If I feel smothered and want more time alone, I need to be capable of saying that without blaming her and she needs to be capable of hearing it without blaming me, despite the unpleasant feelings it may cause. If she feels that I’m cold and unresponsive to her, she needs to be capable of saying it without blaming me and I need to be capable of hearing it without blaming her, despite the unpleasant feelings it may generate.

These conversations are crucial if we want we maintain a healthy relationship, one that meets both people’s needs. Without them, we lose track of one another.

  1. Be willing to end it

The truth is our standards for what a “successful relationship” should be are pretty screwed up. If a relationship ends and someone’s not dead, then we view it as a failure, regardless of the emotional or practical circumstances present in the person’s lives. And that’s kind of insane.

Romeo and Juliet was originally written as satire to represent everything that’s wrong with young, romantic love and how irrational beliefs about relationships can make you do stupid shit like drink poison because your parents don’t like some girl’s parents.
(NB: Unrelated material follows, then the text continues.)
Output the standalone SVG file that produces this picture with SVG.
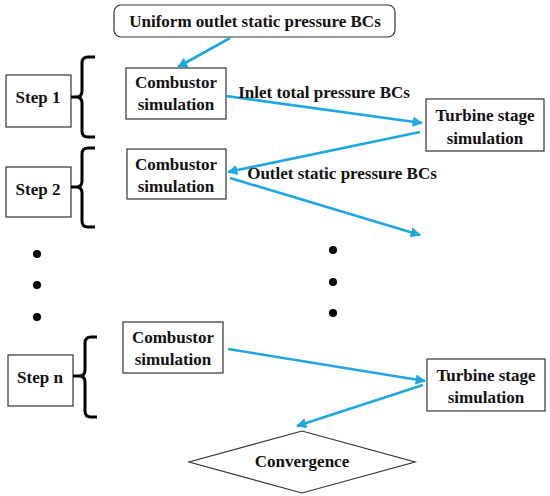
<svg xmlns="http://www.w3.org/2000/svg" width="550" height="496" viewBox="0 0 550 496">
<style>
text{font-family:"Liberation Serif","Times New Roman",serif;font-weight:bold;font-size:17px;fill:#111;text-anchor:middle}
.box{fill:#fff;stroke:#333;stroke-width:1.2}
.br{fill:none;stroke:#000;stroke-width:3}
.ar{fill:none;stroke:#1ea7e1;stroke-width:2.6;marker-end:url(#ah)}
.dot{fill:#000}
</style>
<defs>
<marker id="ah" viewBox="0 0 10 10" refX="9" refY="5" markerWidth="4" markerHeight="4" orient="auto" markerUnits="strokeWidth">
<path d="M0,0 L10,5 L0,10 Z" fill="#1ea7e1"/>
</marker>
</defs>
<rect width="550" height="496" fill="#fff"/>

<g id="top"><rect class="box" x="114" y="5" width="281" height="32" rx="7"/><text x="255" y="27">Uniform outlet static pressure BCs</text></g>

<g id="step1"><rect class="box" x="6" y="75" width="65" height="52"/><text x="38" y="103">Step 1</text></g>
<g id="step2"><rect class="box" x="6" y="167" width="65" height="50"/><text x="38" y="195">Step 2</text></g>
<g id="stepn"><rect class="box" x="8" y="355" width="65" height="51"/><text x="40" y="383">Step n</text></g>

<g id="brackets">
<path class="br" d="M95,57 H88 Q82,57 82,63 V91 Q82,97 76,97 H71 M76,97 Q82,97 82,103 V131 Q82,137 88,137 H95"/>
<path class="br" d="M95,148 H88 Q82,148 82,154 V181 Q82,187 76,187 H71 M76,187 Q82,187 82,193 V221 Q82,227 88,227 H95"/>
<path class="br" d="M97,337 H91 Q85,337 85,343 V370 Q85,376 79,376 H73 M79,376 Q85,376 85,382 V411 Q85,417 91,417 H97"/>
</g>

<g id="comb1"><rect class="box" x="126" y="68" width="100" height="51"/><text x="176" y="88">Combustor</text><text x="176" y="110">simulation</text></g>
<g id="comb2"><rect class="box" x="127" y="149" width="99" height="50"/><text x="176" y="170">Combustor</text><text x="176" y="192">simulation</text></g>
<g id="combn"><rect class="box" x="123" y="322" width="100" height="51"/><text x="173" y="343">Combustor</text><text x="173" y="365">simulation</text></g>

<g id="turb1"><rect class="box" x="426" y="99" width="118" height="52"/><text x="485" y="121">Turbine stage</text><text x="485" y="144">simulation</text></g>
<g id="turbn"><rect class="box" x="427" y="359" width="118" height="52"/><text x="486" y="381">Turbine stage</text><text x="486" y="403">simulation</text></g>

<g id="conv"><polygon class="box" points="302,431 415,462 302,493 189,462"/><text x="302" y="467">Convergence</text></g>

<g id="dots">
<circle class="dot" cx="37" cy="254" r="4"/><circle class="dot" cx="37" cy="285" r="4"/><circle class="dot" cx="37" cy="317" r="4"/>
<circle class="dot" cx="333" cy="250" r="4"/><circle class="dot" cx="333" cy="282" r="4"/><circle class="dot" cx="333" cy="313" r="4"/>
</g>

<g id="connectors">
<line class="ar" x1="230" y1="38" x2="178" y2="67"/>
<line class="ar" x1="226" y1="96" x2="422" y2="123"/>
<line class="ar" x1="420" y1="132" x2="228" y2="172"/>
<line class="ar" x1="230" y1="178" x2="420" y2="235"/>
<line class="ar" x1="228" y1="349" x2="425" y2="381"/>
<line class="ar" x1="423" y1="385" x2="297" y2="426"/>
</g>

<g id="labels">
<text x="324" y="98">Inlet total pressure BCs</text>
<text x="342" y="179">Outlet static pressure BCs</text>
</g>
</svg>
But somehow, we’ve come to think of the play as a romance. It’s this kind of irrational idealization that leads people to stay with partners who treat them like shit.

  1. Allow each other to feel attracted to other people

Our cultural scripts tell us that once we’re in love, that’s supposed to be the end of the story. And if someone flirts with us and we enjoy it, or if we catch ourselves having an occasional errant sexy-time fantasy, there must be something wrong with us or our relationship.
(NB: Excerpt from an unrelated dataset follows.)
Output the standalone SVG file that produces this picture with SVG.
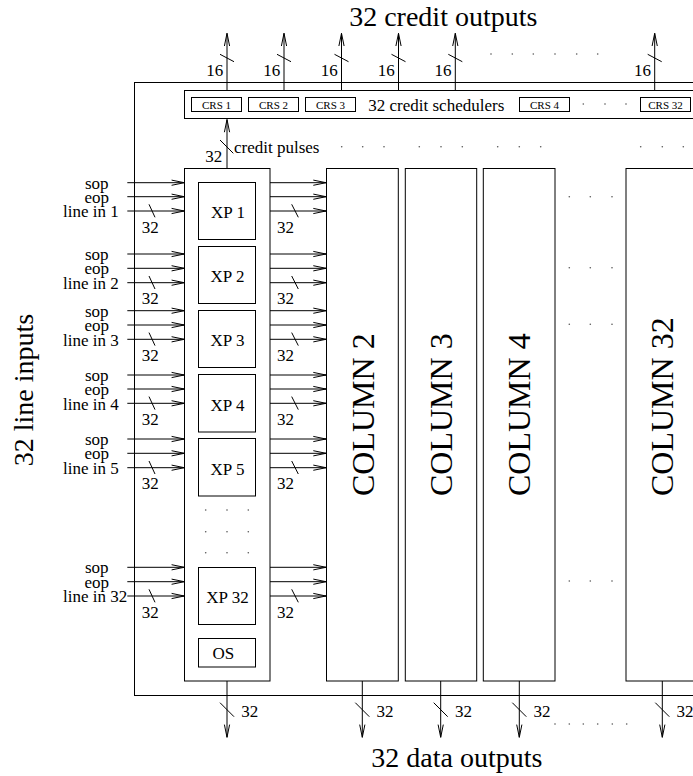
<svg xmlns="http://www.w3.org/2000/svg" width="693" height="776" viewBox="0 0 693 776" font-family="Liberation Serif, Tinos, DejaVu Serif, serif">
<style>
.box{fill:none;stroke:#000;stroke-width:1}
.ln{fill:none;stroke:#000;stroke-width:1}
.arr{fill:none;stroke:#000;stroke-width:1;marker-end:url(#ah)}
text{font-family:'Liberation Serif','DejaVu Serif',serif;fill:#000}
.big{font-size:28px}
.col{font-size:32px}
.med{font-size:17px}
.sm{font-size:11px}
.dot{fill:#555}
</style>
<defs>
<marker id="ah" markerUnits="userSpaceOnUse" viewBox="-14 -4 15 8" refX="0" refY="0" markerWidth="15" markerHeight="8" orient="auto" overflow="visible">
<path d="M-12.7,-2.6 L0,0 L-12.7,2.6" fill="none" stroke="#000" stroke-width="1"/>
</marker>
</defs>
<rect width="693" height="776" fill="#fff"/>

<g id="switch">
<rect class="box" x="134.5" y="82.5" width="620" height="613"/>
</g>

<g id="credit-schedulers">
<rect class="box" x="184.5" y="90.5" width="560" height="28"/>
<text class="med" x="368.3" y="110.7">32 credit schedulers</text>
</g>
<g id="crs1"><rect class="box" x="191.5" y="97.5" width="50" height="14"/><text class="sm" x="216.5" y="108.5" text-anchor="middle">CRS 1</text></g>
<g id="crs2"><rect class="box" x="248.5" y="97.5" width="50" height="14"/><text class="sm" x="273.5" y="108.5" text-anchor="middle">CRS 2</text></g>
<g id="crs3"><rect class="box" x="305.5" y="97.5" width="50" height="14"/><text class="sm" x="330.5" y="108.5" text-anchor="middle">CRS 3</text></g>
<g id="crs4"><rect class="box" x="519.5" y="97.5" width="50" height="14"/><text class="sm" x="544.5" y="108.5" text-anchor="middle">CRS 4</text></g>
<g id="crs32"><rect class="box" x="640.5" y="97.5" width="50" height="14"/><text class="sm" x="665.5" y="108.5" text-anchor="middle">CRS 32</text></g>

<g id="xp-column">
<rect class="box" x="184.5" y="168.5" width="85.5" height="512.5"/>
</g>
<g id="xp1"><rect class="box" x="198.5" y="182.5" width="57" height="57"/><text class="med" x="228" y="218" text-anchor="middle">XP 1</text></g>
<g id="xp2"><rect class="box" x="198.5" y="246.5" width="57" height="57"/><text class="med" x="227.5" y="282" text-anchor="middle">XP 2</text></g>
<g id="xp3"><rect class="box" x="198.5" y="310.5" width="57" height="57"/><text class="med" x="227.5" y="346.3" text-anchor="middle">XP 3</text></g>
<g id="xp4"><rect class="box" x="198.5" y="374.5" width="57" height="57.5"/><text class="med" x="227.5" y="410.5" text-anchor="middle">XP 4</text></g>
<g id="xp5"><rect class="box" x="198.5" y="438.5" width="57" height="57.5"/><text class="med" x="227.5" y="474.5" text-anchor="middle">XP 5</text></g>
<g id="xp32"><rect class="box" x="198.5" y="567.5" width="57" height="57"/><text class="med" x="227.5" y="603" text-anchor="middle">XP 32</text></g>
<g id="os"><rect class="box" x="198.5" y="638.5" width="57" height="28.5"/><text class="med" x="223.3" y="659.3" text-anchor="middle">OS</text></g>

<g id="column2"><rect class="box" x="326.5" y="168.5" width="71.8" height="512.5"/><text class="col" transform="translate(373.5,496) rotate(-90)">COLUMN 2</text></g>
<g id="column3"><rect class="box" x="405.3" y="168.5" width="71.4" height="512.5"/><text class="col" transform="translate(452,496) rotate(-90)">COLUMN 3</text></g>
<g id="column4"><rect class="box" x="483.3" y="168.5" width="71.7" height="512.5"/><text class="col" transform="translate(530.2,496) rotate(-90)">COLUMN 4</text></g>
<g id="column32"><rect class="box" x="626" y="168.5" width="72.6" height="512.5"/><text class="col" transform="translate(673.3,496) rotate(-90)">COLUMN 32</text></g>

<g id="connectors">
<line class="arr" x1="227" y1="90" x2="227" y2="33.3"/>
<line class="arr" x1="284" y1="90" x2="284" y2="33.3"/>
<line class="arr" x1="341.5" y1="90" x2="341.5" y2="33.3"/>
<line class="arr" x1="398.5" y1="90" x2="398.5" y2="33.3"/>
<line class="arr" x1="455.3" y1="90" x2="455.3" y2="33.3"/>
<line class="arr" x1="654.7" y1="90" x2="654.7" y2="33.3"/>
<path class="ln" d="M220,54.3L234,61.7M277,54.3L291,61.7M334.5,54.3L348.5,61.7M391.5,54.3L405.5,61.7M448.3,54.3L462.3,61.7M647.7,54.3L661.7,61.7"/>
<line class="arr" x1="227" y1="168.3" x2="227" y2="119.5"/>
<path class="ln" d="M220,140L233.3,153.3"/>
<g>
<line class="arr" x1="127.3" y1="182.7" x2="184.3" y2="182.7"/>
<line class="arr" x1="127.3" y1="196.7" x2="184.3" y2="196.7"/>
<line class="arr" x1="127.3" y1="211" x2="184.3" y2="211"/>
<line class="arr" x1="127.3" y1="254" x2="184.3" y2="254"/>
<line class="arr" x1="127.3" y1="268.3" x2="184.3" y2="268.3"/>
<line class="arr" x1="127.3" y1="282.7" x2="184.3" y2="282.7"/>
<line class="arr" x1="127.3" y1="310.7" x2="184.3" y2="310.7"/>
<line class="arr" x1="127.3" y1="325" x2="184.3" y2="325"/>
<line class="arr" x1="127.3" y1="339.3" x2="184.3" y2="339.3"/>
<line class="arr" x1="127.3" y1="375" x2="184.3" y2="375"/>
<line class="arr" x1="127.3" y1="389" x2="184.3" y2="389"/>
<line class="arr" x1="127.3" y1="403.3" x2="184.3" y2="403.3"/>
<line class="arr" x1="127.3" y1="439" x2="184.3" y2="439"/>
<line class="arr" x1="127.3" y1="453.3" x2="184.3" y2="453.3"/>
<line class="arr" x1="127.3" y1="467.7" x2="184.3" y2="467.7"/>
<line class="arr" x1="127.3" y1="567.3" x2="184.3" y2="567.3"/>
<line class="arr" x1="127.3" y1="581.7" x2="184.3" y2="581.7"/>
<line class="arr" x1="127.3" y1="596" x2="184.3" y2="596"/>
<path class="ln" d="M149,204.3L155,217.3M149,276L155,289M149,332.6L155,345.6M149,396.6L155,409.6M149,461L155,474M149,589.3L155,602.3"/>
</g>
<g>
<line class="arr" x1="270" y1="182.7" x2="326" y2="182.7"/>
<line class="arr" x1="270" y1="196.7" x2="326" y2="196.7"/>
<line class="arr" x1="270" y1="211" x2="326" y2="211"/>
<line class="arr" x1="270" y1="254" x2="326" y2="254"/>
<line class="arr" x1="270" y1="268.3" x2="326" y2="268.3"/>
<line class="arr" x1="270" y1="282.7" x2="326" y2="282.7"/>
<line class="arr" x1="270" y1="310.7" x2="326" y2="310.7"/>
<line class="arr" x1="270" y1="325" x2="326" y2="325"/>
<line class="arr" x1="270" y1="339.3" x2="326" y2="339.3"/>
<line class="arr" x1="270" y1="375" x2="326" y2="375"/>
<line class="arr" x1="270" y1="389" x2="326" y2="389"/>
<line class="arr" x1="270" y1="403.3" x2="326" y2="403.3"/>
<line class="arr" x1="270" y1="439" x2="326" y2="439"/>
<line class="arr" x1="270" y1="453.3" x2="326" y2="453.3"/>
<line class="arr" x1="270" y1="467.7" x2="326" y2="467.7"/>
<line class="arr" x1="270" y1="567.3" x2="326" y2="567.3"/>
<line class="arr" x1="270" y1="581.7" x2="326" y2="581.7"/>
<line class="arr" x1="270" y1="596" x2="326" y2="596"/>
<path class="ln" d="M291.7,204.3L298.3,217.3M291.7,276L298.3,289M291.7,332.6L298.3,345.6M291.7,396.6L298.3,409.6M291.7,461L298.3,474M291.7,589.3L298.3,602.3"/>
</g>
<line class="arr" x1="227" y1="681" x2="227" y2="737.3"/>
<line class="arr" x1="362.3" y1="681" x2="362.3" y2="737.3"/>
<line class="arr" x1="440.7" y1="681" x2="440.7" y2="737.3"/>
<line class="arr" x1="519.3" y1="681" x2="519.3" y2="737.3"/>
<line class="arr" x1="662.3" y1="681" x2="662.3" y2="737.3"/>
<path class="ln" d="M220,702.7L234,716.7M355.3,702.7L369.3,716.7M433.7,702.7L447.7,716.7M512.3,702.7L526.3,716.7M655.3,702.7L669.3,716.7"/>
</g>

<g id="labels">
<text class="big" x="443.3" y="26" text-anchor="middle">32 credit outputs</text>
<text class="big" x="456.8" y="766.7" text-anchor="middle">32 data outputs</text>
<text class="big" transform="translate(33,390) rotate(-90)" text-anchor="middle">32 line inputs</text>
<g class="med">
<text x="223.3" y="76" text-anchor="end">16</text>
<text x="280.3" y="76" text-anchor="end">16</text>
<text x="337.8" y="76" text-anchor="end">16</text>
<text x="394.8" y="76" text-anchor="end">16</text>
<text x="451.6" y="76" text-anchor="end">16</text>
<text x="651" y="76" text-anchor="end">16</text>
<text x="222.3" y="161.7" text-anchor="end">32</text>
<text x="234" y="153.3">credit pulses</text>
<text x="96.7" y="188.7" text-anchor="middle">sop</text>
<text x="96.7" y="202.7" text-anchor="middle">eop</text>
<text x="63" y="217.3">line in 1</text>
<text x="96.7" y="260" text-anchor="middle">sop</text>
<text x="96.7" y="274.3" text-anchor="middle">eop</text>
<text x="63" y="289">line in 2</text>
<text x="96.7" y="316.7" text-anchor="middle">sop</text>
<text x="96.7" y="331" text-anchor="middle">eop</text>
<text x="63" y="345.6">line in 3</text>
<text x="96.7" y="381" text-anchor="middle">sop</text>
<text x="96.7" y="395" text-anchor="middle">eop</text>
<text x="63" y="409.6">line in 4</text>
<text x="96.7" y="445" text-anchor="middle">sop</text>
<text x="96.7" y="459.3" text-anchor="middle">eop</text>
<text x="63" y="474">line in 5</text>
<text x="96.7" y="573.3" text-anchor="middle">sop</text>
<text x="96.7" y="587.7" text-anchor="middle">eop</text>
<text x="63" y="602.3">line in 32</text>
<text x="141.7" y="232.7">32</text>
<text x="141.7" y="304.4">32</text>
<text x="141.7" y="361">32</text>
<text x="141.7" y="425">32</text>
<text x="141.7" y="489.4">32</text>
<text x="141.7" y="617.7">32</text>
<text x="277" y="232.7">32</text>
<text x="277" y="304.4">32</text>
<text x="277" y="361">32</text>
<text x="277" y="425">32</text>
<text x="277" y="489.4">32</text>
<text x="277" y="617.7">32</text>
<text x="241.3" y="716.7">32</text>
<text x="376.6" y="716.7">32</text>
<text x="455" y="716.7">32</text>
<text x="533.6" y="716.7">32</text>
<text x="676.6" y="716.7">32</text>
</g>
</g>

<g id="ellipses">
<circle class="dot" cx="491" cy="54" r="0.8"/><circle class="dot" cx="512.3" cy="54" r="0.8"/><circle class="dot" cx="533.3" cy="54" r="0.8"/><circle class="dot" cx="555" cy="54" r="0.8"/><circle class="dot" cx="576.7" cy="54" r="0.8"/><circle class="dot" cx="597.7" cy="54" r="0.8"/>
<circle class="dot" cx="583.3" cy="104" r="0.8"/><circle class="dot" cx="605" cy="104" r="0.8"/><circle class="dot" cx="626" cy="104" r="0.8"/>
<circle class="dot" cx="341.7" cy="146.7" r="0.8"/><circle class="dot" cx="362.7" cy="146.7" r="0.8"/><circle class="dot" cx="384" cy="146.7" r="0.8"/>
<circle class="dot" cx="419.3" cy="146.7" r="0.8"/><circle class="dot" cx="441" cy="146.7" r="0.8"/><circle class="dot" cx="462.3" cy="146.7" r="0.8"/>
<circle class="dot" cx="497.7" cy="146.7" r="0.8"/><circle class="dot" cx="519.3" cy="146.7" r="0.8"/><circle class="dot" cx="540.7" cy="146.7" r="0.8"/>
<circle class="dot" cx="640.7" cy="146.7" r="0.8"/><circle class="dot" cx="662.3" cy="146.7" r="0.8"/><circle class="dot" cx="683.3" cy="146.7" r="0.8"/>
<circle class="dot" cx="569.3" cy="196.7" r="0.8"/><circle class="dot" cx="590.3" cy="196.7" r="0.8"/><circle class="dot" cx="612" cy="196.7" r="0.8"/>
<circle class="dot" cx="569.3" cy="267.7" r="0.8"/><circle class="dot" cx="590.3" cy="267.7" r="0.8"/><circle class="dot" cx="612" cy="267.7" r="0.8"/>
<circle class="dot" cx="569.3" cy="324.3" r="0.8"/><circle class="dot" cx="590.3" cy="324.3" r="0.8"/><circle class="dot" cx="612" cy="324.3" r="0.8"/>
<circle class="dot" cx="569.3" cy="581" r="0.8"/><circle class="dot" cx="590.3" cy="581" r="0.8"/><circle class="dot" cx="612" cy="581" r="0.8"/>
<circle class="dot" cx="205.7" cy="510" r="0.8"/><circle class="dot" cx="227" cy="510" r="0.8"/><circle class="dot" cx="248.3" cy="510" r="0.8"/>
<circle class="dot" cx="205.7" cy="531.7" r="0.8"/><circle class="dot" cx="227" cy="531.7" r="0.8"/><circle class="dot" cx="248.3" cy="531.7" r="0.8"/>
<circle class="dot" cx="205.7" cy="552.7" r="0.8"/><circle class="dot" cx="227" cy="552.7" r="0.8"/><circle class="dot" cx="248.3" cy="552.7" r="0.8"/>
<circle class="dot" cx="555" cy="724" r="0.8"/><circle class="dot" cx="569.3" cy="724" r="0.8"/><circle class="dot" cx="583.3" cy="724" r="0.8"/><circle class="dot" cx="597.7" cy="724" r="0.8"/><circle class="dot" cx="612.3" cy="724" r="0.8"/><circle class="dot" cx="626.7" cy="724" r="0.8"/>
</g>
</svg>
But that’s simply not the case. In fact, it’s healthier to allow oneself to experience these feelings and then let them go .

When you suppress these feelings, you give them power over you, you let them dictate your behavior for you (suppression) rather than dictating your behavior for yourself (via feeling them and yet choosing not to do anything).
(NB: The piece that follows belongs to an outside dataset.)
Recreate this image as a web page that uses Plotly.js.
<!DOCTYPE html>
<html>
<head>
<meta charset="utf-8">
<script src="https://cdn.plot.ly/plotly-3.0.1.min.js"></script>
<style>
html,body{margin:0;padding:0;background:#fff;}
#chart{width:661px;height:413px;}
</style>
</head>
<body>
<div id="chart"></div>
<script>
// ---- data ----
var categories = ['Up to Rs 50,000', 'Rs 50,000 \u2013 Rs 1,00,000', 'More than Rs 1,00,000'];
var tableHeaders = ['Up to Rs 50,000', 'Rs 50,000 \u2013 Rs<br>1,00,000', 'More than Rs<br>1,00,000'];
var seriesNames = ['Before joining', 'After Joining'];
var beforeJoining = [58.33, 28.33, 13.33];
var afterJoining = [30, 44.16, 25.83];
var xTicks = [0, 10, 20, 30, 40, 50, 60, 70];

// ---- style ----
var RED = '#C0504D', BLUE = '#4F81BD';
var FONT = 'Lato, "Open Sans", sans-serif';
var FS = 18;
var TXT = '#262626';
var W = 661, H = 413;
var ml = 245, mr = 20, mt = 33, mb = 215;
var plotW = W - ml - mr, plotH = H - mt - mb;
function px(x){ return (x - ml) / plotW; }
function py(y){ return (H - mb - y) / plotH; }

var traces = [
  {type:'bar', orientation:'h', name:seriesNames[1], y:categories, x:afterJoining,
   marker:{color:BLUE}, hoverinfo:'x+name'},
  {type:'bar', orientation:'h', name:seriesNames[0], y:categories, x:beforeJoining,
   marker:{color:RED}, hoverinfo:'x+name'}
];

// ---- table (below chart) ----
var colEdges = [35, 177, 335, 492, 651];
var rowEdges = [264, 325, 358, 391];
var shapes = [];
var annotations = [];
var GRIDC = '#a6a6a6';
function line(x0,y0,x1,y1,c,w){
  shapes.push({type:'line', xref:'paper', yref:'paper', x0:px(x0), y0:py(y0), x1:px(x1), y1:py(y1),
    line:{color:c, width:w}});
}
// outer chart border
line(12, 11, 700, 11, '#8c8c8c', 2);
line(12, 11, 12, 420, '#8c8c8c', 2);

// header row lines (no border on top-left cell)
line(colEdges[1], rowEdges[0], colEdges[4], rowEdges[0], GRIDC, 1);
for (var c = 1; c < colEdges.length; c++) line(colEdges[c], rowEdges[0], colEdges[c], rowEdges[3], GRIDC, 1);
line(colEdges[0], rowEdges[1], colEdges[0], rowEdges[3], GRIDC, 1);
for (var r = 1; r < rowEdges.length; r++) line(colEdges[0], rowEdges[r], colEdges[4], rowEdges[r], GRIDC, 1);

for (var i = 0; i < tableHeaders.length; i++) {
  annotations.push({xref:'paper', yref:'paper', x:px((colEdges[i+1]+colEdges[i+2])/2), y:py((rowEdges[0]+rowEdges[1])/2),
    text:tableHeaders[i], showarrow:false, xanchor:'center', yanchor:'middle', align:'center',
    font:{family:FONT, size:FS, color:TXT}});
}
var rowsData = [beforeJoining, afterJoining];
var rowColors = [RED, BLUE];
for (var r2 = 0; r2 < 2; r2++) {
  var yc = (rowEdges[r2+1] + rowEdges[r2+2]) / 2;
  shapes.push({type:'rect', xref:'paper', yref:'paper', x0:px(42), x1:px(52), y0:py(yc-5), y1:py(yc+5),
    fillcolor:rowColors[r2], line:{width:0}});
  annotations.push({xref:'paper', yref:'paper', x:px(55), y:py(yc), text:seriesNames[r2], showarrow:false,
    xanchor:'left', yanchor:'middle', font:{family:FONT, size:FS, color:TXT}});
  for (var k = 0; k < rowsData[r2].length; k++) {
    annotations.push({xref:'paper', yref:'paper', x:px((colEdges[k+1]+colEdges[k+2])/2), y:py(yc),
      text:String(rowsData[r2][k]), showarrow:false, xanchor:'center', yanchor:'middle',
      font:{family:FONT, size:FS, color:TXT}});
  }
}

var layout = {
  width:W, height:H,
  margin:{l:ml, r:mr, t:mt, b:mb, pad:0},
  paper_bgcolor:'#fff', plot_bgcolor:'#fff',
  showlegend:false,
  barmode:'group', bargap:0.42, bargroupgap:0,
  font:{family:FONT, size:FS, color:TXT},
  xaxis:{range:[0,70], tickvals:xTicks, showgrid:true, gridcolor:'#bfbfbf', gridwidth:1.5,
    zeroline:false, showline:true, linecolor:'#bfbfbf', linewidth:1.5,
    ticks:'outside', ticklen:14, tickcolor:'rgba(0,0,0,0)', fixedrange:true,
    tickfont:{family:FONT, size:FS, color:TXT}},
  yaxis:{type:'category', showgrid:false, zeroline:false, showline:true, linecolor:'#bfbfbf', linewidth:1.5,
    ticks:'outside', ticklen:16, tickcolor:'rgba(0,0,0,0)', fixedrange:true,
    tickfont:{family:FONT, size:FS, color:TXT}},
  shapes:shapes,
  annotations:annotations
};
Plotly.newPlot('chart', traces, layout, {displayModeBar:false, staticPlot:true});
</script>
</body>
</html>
Attractiveness is everywhere; real intimacy is not.

  1. Spend time apart

When we fall in love we develop irrational beliefs and desires. One of these desires is to allow our lives to be consumed by the person with whom we’re infatuated. This feels great–it’s intoxicating in much of the same way cocaine is intoxicating (no, really). The problem only arises when this actually happens.

The problem with allowing your identity to be consumed by a romantic relationship is that as you change to be closer to the person you love, you cease to be the person they fell in love with in the first place.

  1. Accept your partner’s flaws

This is one of those things that is not nearly as complicated as it appears. Let’s break it down:

  1. Every person has flaws and imperfections.
  2. You can’t ever force a person to change.
  3. Therefore: You must date somebody who has flaws you can live with or even appreciate.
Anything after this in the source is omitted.